First, mobile phones are cheap and plentiful, but mobile data plans tend to be expensive and less popular. Zuckerberg has a solution: Offer “basic services” over data networks at no charge. Once users get used to these services, they’ll start to discover what else they’re missing on the Internet ― and have an incentive to pay for better data plans to access it. So what might qualify as a “basic service”? Zuckerberg suggests messaging, search engines, Wikipedia ― and, oh yes, Facebook. Users would be free to choose other social networks: They’d just have to pay to access those.
Second, many mobile-phone users in the developing world use prepaid calling cards ― a technology that makes users anonymous. This is annoying to a social-media entrepreneur like Zuckerberg, who makes his money by collecting personal information and selling it. He has an answer for this as well: “Giving people the ability to link their Facebook or other accounts with operators could help solve these problems and make it easier to provide better service.” That’s one way of looking at it.
Zuckerberg’s thinking makes perfect sense from a business perspective. A study last year by the Pew Research Center found that once people in developing countries get online, they tend to engage with social networks at very high rates. In countries such as the Philippines, Facebook increasingly is indistinguishable from the Internet; it’s all people want. As Facebook’s growth slows in the U.S. and other developed countries, the unconnected present a great opportunity for expansion. They’re a vast middle class in the making, and they’ll eventually have great spending power of their own.
The uncharitable way of looking at Zuckerberg’s charitable endeavor, in other words, is to see it as an effort to permanently entangle Facebook in the lives of the next wave of Internet consumers, and to attract a public subsidy at the same time.
Greater connectedness in the developing world is an eminently worthy goal: It would speed economic growth, raise living standards, boost employment, expand access to education and generally improve the lot of people in need. But it shouldn’t be achieved at the cost of a disguised public subsidy to a particular enterprise or in ways that create an unfair competitive advantage. Praise Zuckerberg for his vision, by all means ― but bear that in mind.
(Bloomberg)
This week, Facebook and a few other companies announced a partnership, Internet.org, with plans to expand access “to the two-thirds of the world who are not yet connected.” They want to make it cheaper to get online, improve the efficiency of data usage and encourage business models that can help poorer consumers connect more easily.
This would be good for the world’s poor and marginalized ― and good for Facebook, too, as the newly connected begin obsessively updating their Facebook profiles.
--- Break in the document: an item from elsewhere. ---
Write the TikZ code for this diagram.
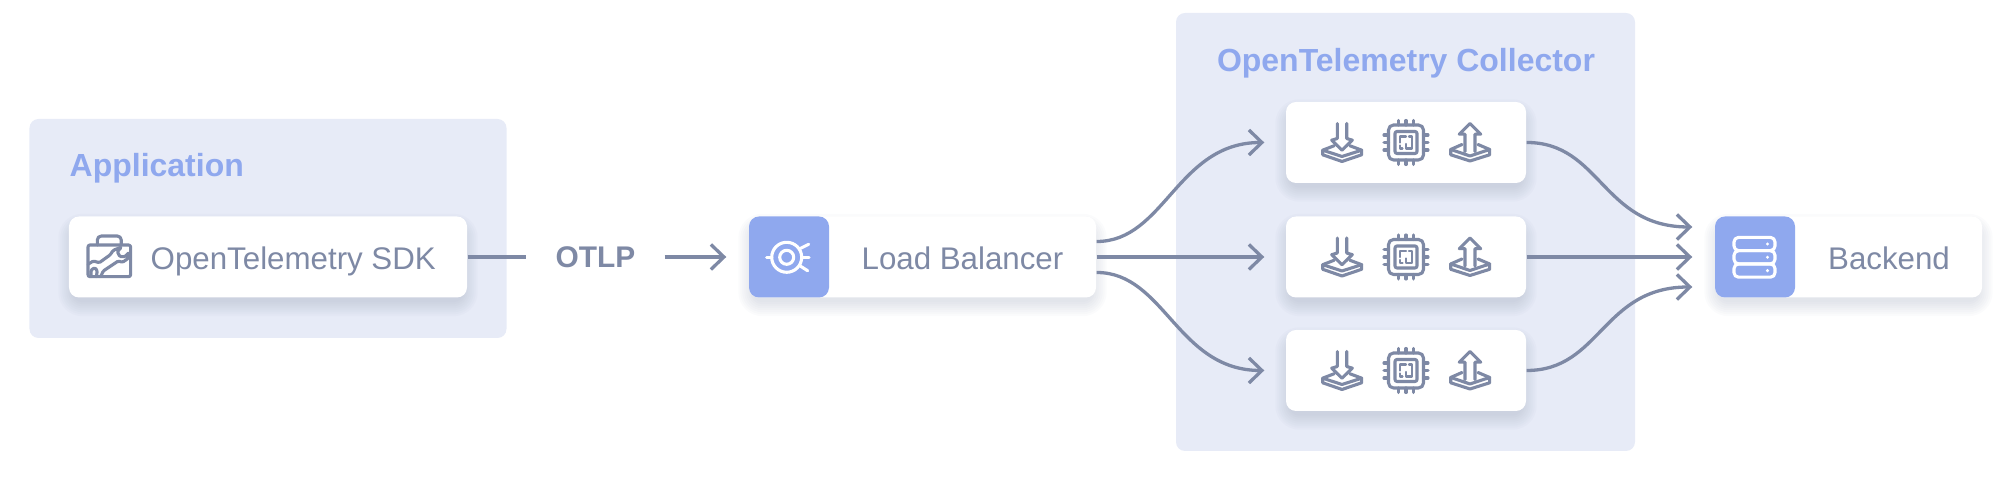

In principle, that’s great: the kind of doing-well-by-doing-good synergy sought after by civic-minded entrepreneurs the world over. But before we beatify Zuckerberg for this effort, let’s consider some of the details.
The plan envisions most people getting online via mobile phones. This makes sense, because phones have quickly spread through the developing world, but expanding the data networks necessary to connect them all to the Internet could prove hugely expensive. As Joshua Brunstein of Bloomberg Businessweek points out, there are daunting technical and regulatory hurdles to taking full advantage of the networks that already exist. Building capacity to handle the demands of billions of new users will require huge investments ― in land rights and cellular towers, in power generation and maintenance.
Zuckerberg agrees, but if he has a plan for meeting these costs, he hasn’t divulged it. A white paper he wrote about the project had plenty of high-minded rhetoric ― “I believe connectivity is a human right” ― but very few details. Presumably, paying for it all is where governments and taxpayers come in.
And, as always with Facebook, the wondrous free benefits come with a catch. Or two catches, in this case.
First, mobile phones are cheap and plentiful, but mobile data plans tend to be expensive and less popular. Zuckerberg has a solution: Offer “basic services” over data networks at no charge. Once users get used to these services, they’ll start to discover what else they’re missing on the Internet ― and have an incentive to pay for better data plans to access it. So what might qualify as a “basic service”? Zuckerberg suggests messaging, search engines, Wikipedia ― and, oh yes, Facebook. Users would be free to choose other social networks: They’d just have to pay to access those.
Second, many mobile-phone users in the developing world use prepaid calling cards ― a technology that makes users anonymous. This is annoying to a social-media entrepreneur like Zuckerberg, who makes his money by collecting personal information and selling it. He has an answer for this as well: “Giving people the ability to link their Facebook or other accounts with operators could help solve these problems and make it easier to provide better service.” That’s one way of looking at it.
Zuckerberg’s thinking makes perfect sense from a business perspective. A study last year by the Pew Research Center found that once people in developing countries get online, they tend to engage with social networks at very high rates. In countries such as the Philippines, Facebook increasingly is indistinguishable from the Internet; it’s all people want. As Facebook’s growth slows in the U.S. and other developed countries, the unconnected present a great opportunity for expansion. They’re a vast middle class in the making, and they’ll eventually have great spending power of their own.
The uncharitable way of looking at Zuckerberg’s charitable endeavor, in other words, is to see it as an effort to permanently entangle Facebook in the lives of the next wave of Internet consumers, and to attract a public subsidy at the same time.
Greater connectedness in the developing world is an eminently worthy goal: It would speed economic growth, raise living standards, boost employment, expand access to education and generally improve the lot of people in need. But it shouldn’t be achieved at the cost of a disguised public subsidy to a particular enterprise or in ways that create an unfair competitive advantage. Praise Zuckerberg for his vision, by all means ― but bear that in mind.